Rejoice in the Lord always. I will say it again: Rejoice! Philippians 4:4
Keith was feeling down as he trudged through the produce aisle. His hands trembled from the first signs of Parkinson’s disease. How long before his quality of life began to slide? What would this mean for his wife and children? Keith’s gloom was shattered by laughter. Over by the potatoes, a man pushed a giggling boy in a wheelchair. The man leaned over and whispered to his son, who couldn’t stop grinning. He was noticeably worse off than Keith, yet he and his dad were finding joy where they could.
Writing from prison or under house arrest as he awaited the outcome of his trial, the apostle Paul seemingly had no right to be joyful (Philippians 1:12–13). The emperor was Nero, a wicked man who had a growing reputation for violence and cruelty, so Paul had reason to be concerned. He also knew there were preachers who were taking advantage of his absence to gain glory for themselves. They thought they could “stir up trouble” for the apostle while he was imprisoned (v. 17).
Yet Paul chose to rejoice (vv. 18–21), and he told the Philippians to follow his example: “Rejoice in the Lord always. I will say it again: Rejoice!” (4:4). Our situation might seem bleak, yet Jesus is with us now, and He’s guaranteed our glorious future. Christ, who walked out of His tomb, will return to raise His followers to live with Him. As we begin this new year, may we rejoice!
What personal suffering or injustice causes you to languish in your sorrow? How might the truth of Jesus bring you joy?
Father, please raise my eyes above my circumstances. I look to You alone for joy.
For further study, read Why? Seeing God in Our Pain.

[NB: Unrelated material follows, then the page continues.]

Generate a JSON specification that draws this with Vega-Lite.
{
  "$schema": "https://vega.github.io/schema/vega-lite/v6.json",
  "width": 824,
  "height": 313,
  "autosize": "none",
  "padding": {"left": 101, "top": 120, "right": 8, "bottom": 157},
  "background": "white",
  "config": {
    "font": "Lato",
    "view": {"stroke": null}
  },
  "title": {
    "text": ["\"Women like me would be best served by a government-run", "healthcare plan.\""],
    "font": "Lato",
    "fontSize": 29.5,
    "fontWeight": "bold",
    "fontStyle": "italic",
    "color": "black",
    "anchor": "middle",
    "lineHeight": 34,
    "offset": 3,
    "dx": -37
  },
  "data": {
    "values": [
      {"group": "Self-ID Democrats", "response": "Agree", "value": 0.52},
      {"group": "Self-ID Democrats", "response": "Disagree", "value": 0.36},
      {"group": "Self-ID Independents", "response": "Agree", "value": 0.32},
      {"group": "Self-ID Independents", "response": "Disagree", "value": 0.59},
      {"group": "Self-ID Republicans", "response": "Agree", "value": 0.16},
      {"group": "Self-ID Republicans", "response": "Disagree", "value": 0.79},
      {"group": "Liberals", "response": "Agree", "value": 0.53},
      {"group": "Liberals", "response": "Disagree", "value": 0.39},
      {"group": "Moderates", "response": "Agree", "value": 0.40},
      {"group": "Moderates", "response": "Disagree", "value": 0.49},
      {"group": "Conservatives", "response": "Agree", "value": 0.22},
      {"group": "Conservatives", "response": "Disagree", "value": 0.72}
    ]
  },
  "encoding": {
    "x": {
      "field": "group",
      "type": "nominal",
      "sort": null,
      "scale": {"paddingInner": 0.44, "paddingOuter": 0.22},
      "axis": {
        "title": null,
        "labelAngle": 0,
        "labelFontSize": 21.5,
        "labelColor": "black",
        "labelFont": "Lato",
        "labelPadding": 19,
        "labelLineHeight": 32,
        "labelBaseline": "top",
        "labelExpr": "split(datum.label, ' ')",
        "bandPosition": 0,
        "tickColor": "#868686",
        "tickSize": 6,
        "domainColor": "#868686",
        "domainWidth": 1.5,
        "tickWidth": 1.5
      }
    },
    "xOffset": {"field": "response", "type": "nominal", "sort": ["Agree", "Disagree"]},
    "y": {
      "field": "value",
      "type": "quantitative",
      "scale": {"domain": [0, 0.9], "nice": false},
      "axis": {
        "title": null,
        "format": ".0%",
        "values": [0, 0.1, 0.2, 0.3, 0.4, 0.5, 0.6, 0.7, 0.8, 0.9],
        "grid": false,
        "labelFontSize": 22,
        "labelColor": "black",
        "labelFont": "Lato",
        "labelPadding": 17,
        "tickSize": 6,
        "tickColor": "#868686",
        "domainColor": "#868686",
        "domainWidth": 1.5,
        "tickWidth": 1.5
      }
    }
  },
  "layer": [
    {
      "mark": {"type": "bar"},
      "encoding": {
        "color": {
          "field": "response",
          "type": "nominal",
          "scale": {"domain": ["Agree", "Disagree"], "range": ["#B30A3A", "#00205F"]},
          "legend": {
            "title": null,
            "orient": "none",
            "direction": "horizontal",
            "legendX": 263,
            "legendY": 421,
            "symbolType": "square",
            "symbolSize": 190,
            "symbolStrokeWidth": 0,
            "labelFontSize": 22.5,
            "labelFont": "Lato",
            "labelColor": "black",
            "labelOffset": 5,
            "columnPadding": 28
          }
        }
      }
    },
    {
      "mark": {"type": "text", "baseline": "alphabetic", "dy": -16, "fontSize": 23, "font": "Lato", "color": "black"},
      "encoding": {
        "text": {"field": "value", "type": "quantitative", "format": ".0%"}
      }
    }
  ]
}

Paul’s letter to the church at Philippi is much loved because of its emphasis on joy. Considered by many to be the apostle’s most practical letter, it nevertheless contains one of the most theological segments in the New Testament. The declaration in Philippians 2:5–11, believed by some to have been a part of an ancient hymn, explores what Christ left behind to come to earth as a human being. It also explores His ultimate mission—the cross—and the glory that will be His one day, when “every knee [will] bow” and “every tongue acknowledge that Jesus Christ is Lord” (vv. 10–11).